Occupiers Liability Act – Dock Regulations 1988 – slipping.

The facts

The Claimant and his wife arrived at about midnight at the arrivals hall in Weymouth having disembarked from the Condor Ferry on which they had travelled from the Channel Islands. The Claimant alleged that he fell as a result of a wet floor in the arrival hall. Carpet was laid in a covered passage along which the Claimant had to walk which took him to the uncarpeted arrivals hall. Since the accident the arrivals hall has also been carpeted. At the time the arrivals hall was painted and repainted every year with non-slip paint. The accident report form referred to the cause of the accident as being a “wet floor”. The Claimant relied on the common duty of care under the Occupiers Liability Act and under Regulation 7 of the Dock Regulations requiring a mandatory duty to provide and maintain a safe means of access to every part of dock premises and to ensure that all floors, decks, surfaces, stairs, steps, passages and gangways in dock premises should be kept free from substances likely to cause a person to slip or fall.

The decision

(i) Following Laverton v Kiapasha the Court had to be aware against imposing “a near strict liability” under the Occupiers Liability Act.

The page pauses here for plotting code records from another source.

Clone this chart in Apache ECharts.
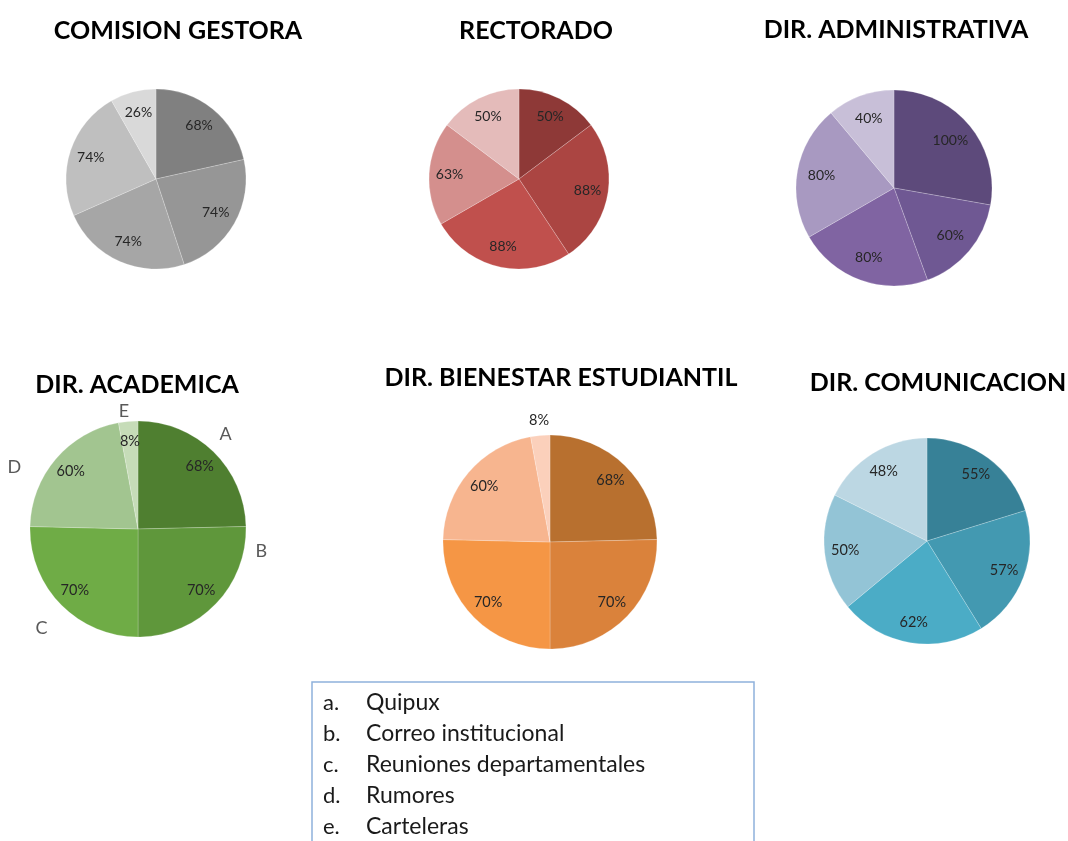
<!DOCTYPE html>
<html>
<head>
<meta charset="utf-8">
<title>Medios de comunicación por dependencia</title>
<script src="https://cdn.jsdelivr.net/npm/echarts@6/dist/echarts.min.js"></script>
<style>
  html, body { margin: 0; padding: 0; background: #ffffff; }
  #chart { width: 1068px; height: 841px; }
</style>
</head>
<body>
<div id="chart"></div>
<script>
// Communication channels (slice order A..E) and their list markers
const categories = ['Quipux', 'Correo institucional', 'Reuniones departamentales', 'Rumores', 'Carteleras'];
const listMarks = ['a', 'b', 'c', 'd', 'e'];

// Department titles
const departments = ['COMISION GESTORA', 'RECTORADO', 'DIR. ADMINISTRATIVA',
                     'DIR. ACADEMICA', 'DIR. BIENESTAR ESTUDIANTIL', 'DIR. COMUNICACION'];

// Percentage of staff using each channel, per department
const comisionGestora   = [68, 74, 74, 74, 26];
const rectorado         = [50, 88, 88, 63, 50];
const dirAdministrativa = [100, 60, 80, 80, 40];
const dirAcademica      = [68, 70, 70, 60, 8];
const dirBienestar      = [68, 70, 70, 60, 8];
const dirComunicacion   = [55, 57, 62, 50, 48];

const values = [comisionGestora, rectorado, dirAdministrativa, dirAcademica, dirBienestar, dirComunicacion];

// Panel layout and palettes
const FONT = 'Lato, "Open Sans", sans-serif';
const panels = [
  { center: [156, 179], r: 90,  title: [178, 31],  labelAt: 0.73, fs: 14,
    colors: ['#808080', '#969696', '#a6a6a6', '#bfbfbf', '#d9d9d9'] },
  { center: [519, 179], r: 90,  title: [536, 31],  labelAt: 0.74, fs: 14,
    colors: ['#8e3937', '#ab4542', '#c0504d', '#d48f8d', '#e4bbba'] },
  { center: [894, 188], r: 98,  title: [896, 30],  labelAt: 0.72, fs: 14,
    colors: ['#5d4a7b', '#6f5893', '#8064a2', '#a899c1', '#c8bfd8'] },
  { center: [138, 529], r: 108, title: [137, 385], labelAt: 0.79, fs: 14.5,
    colors: ['#4f7f30', '#5f973b', '#6fac46', '#a2c590', '#c6dcb8'] },
  { center: [550, 542], r: 107, title: [561, 378], labelAt: 0.78, fs: 14.5,
    colors: ['#b8702f', '#da823b', '#f59645', '#f7b58f', '#fbd0bb'] },
  { center: [927, 541], r: 103, title: [938, 383], labelAt: 0.77, fs: 14.5,
    colors: ['#378197', '#4399b1', '#4bacc6', '#93c4d6', '#bcd7e3'] }
];

// Nudges for the letter tags around the academic pie
const letterNudge = [[-1, -10], [33, -60], [-6, 17], [-27, 15], [2, 0]];

const series = [];
values.forEach((vals, i) => {
  const p = panels[i];
  const data = vals.map((v, k) => ({
    name: categories[k],
    value: v,
    itemStyle: { color: p.colors[k] }
  }));

  // Filled pie
  const base = {
    type: 'pie',
    center: p.center,
    radius: [0, p.r],
    startAngle: 90,
    clockwise: true,
    silent: true,
    avoidLabelOverlap: false,
    itemStyle: { borderColor: 'rgba(255,255,255,0.35)', borderWidth: 0.6 },
    label: { show: false },
    labelLine: { show: false },
    data: data
  };
  if (i === 3) {
    // Letter tags A..E outside the academic pie
    base.label = {
      show: true,
      position: 'outside',
      formatter: (prm) => listMarks[prm.dataIndex].toUpperCase(),
      color: '#595959',
      fontFamily: FONT,
      fontSize: 18,
      distanceToLabelLine: 0
    };
    base.labelLine = { show: false, length: 10, length2: 0 };
    base.labelLayout = (prm) => ({ dx: letterNudge[prm.dataIndex][0], dy: letterNudge[prm.dataIndex][1] });
  }
  series.push(base);

  // Transparent ring carrying the percentage labels
  const r0 = Math.max(0, (2 * p.labelAt - 1) * p.r);
  const ring = {
    type: 'pie',
    center: p.center,
    radius: [r0, p.r],
    startAngle: 90,
    clockwise: true,
    silent: true,
    avoidLabelOverlap: false,
    itemStyle: { color: 'rgba(0,0,0,0)', borderWidth: 0 },
    label: {
      show: true,
      position: 'inside',
      formatter: (prm) => prm.value + '%',
      color: '#262626',
      fontFamily: FONT,
      fontSize: p.fs
    },
    labelLine: { show: false },
    data: vals.map((v, k) => ({ name: categories[k], value: v }))
  };
  if (i === 4) {
    // smallest slice of the welfare pie gets its tag just above the rim
    ring.labelLayout = (prm) => (prm.dataIndex === 4 ? { dx: -3, dy: -36 } : {});
  }
  series.push(ring);
});

// Titles
const graphics = departments.map((t, i) => ({
  type: 'text',
  x: panels[i].title[0],
  y: panels[i].title[1],
  silent: true,
  style: {
    text: t,
    fill: '#000000',
    font: 'bold 25px ' + FONT,
    textAlign: 'center',
    textVerticalAlign: 'middle'
  }
}));

// Channel key box
graphics.push({
  type: 'rect',
  silent: true,
  shape: { x: 312, y: 682, width: 442, height: 180 },
  style: { fill: 'none', stroke: '#8eb1dc', lineWidth: 1.5 }
});
categories.forEach((c, k) => {
  const y = 703 + k * 31;
  graphics.push({
    type: 'text', x: 323, y: y, silent: true,
    style: { text: listMarks[k] + '.', fill: '#1a1a1a', font: '22px ' + FONT, textAlign: 'left', textVerticalAlign: 'middle' }
  });
  graphics.push({
    type: 'text', x: 366, y: y, silent: true,
    style: { text: c, fill: '#1a1a1a', font: '23px ' + FONT, textAlign: 'left', textVerticalAlign: 'middle' }
  });
});

const chart = echarts.init(document.getElementById('chart'), null, { renderer: 'canvas' });
chart.setOption({
  backgroundColor: '#ffffff',
  animation: false,
  series: series,
  graphic: graphics
});
</script>
</body>
</html>
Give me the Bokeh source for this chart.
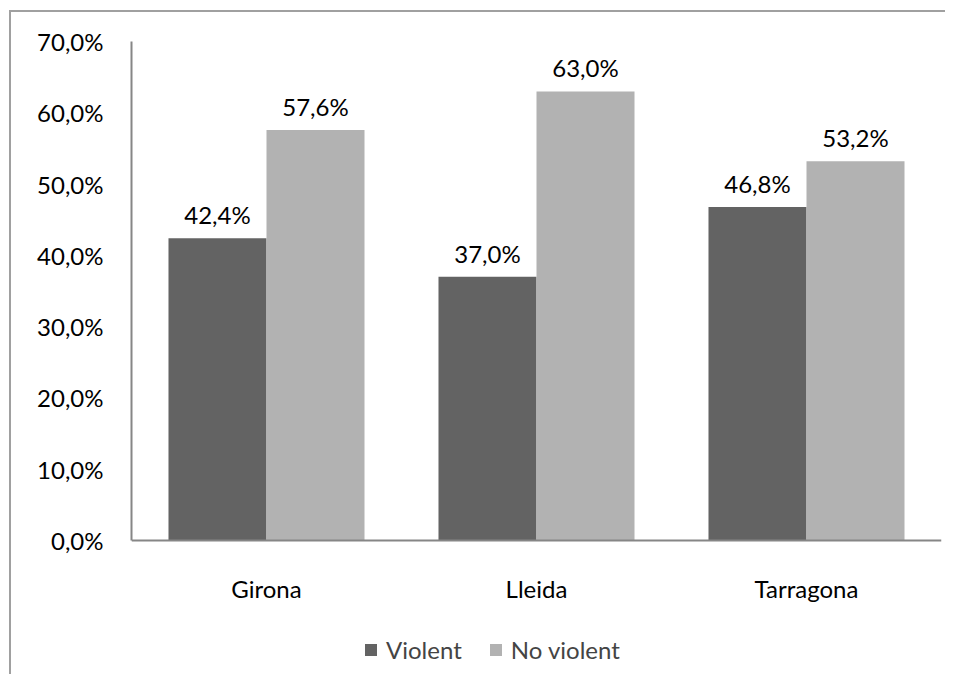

(ii) On the evidence the floor was not damp or wet when the Claimant fell. The accident report form had been filled in on the basis of the Claimant’s own information. It was not independent evidence in support of the Claimant.

(iii) Even if the floor had been wet, the presence of non-slip paint and the extent of carpet in the passage leading to the hall amounted to reasonable precautions in the circumstances. Claim dismissed.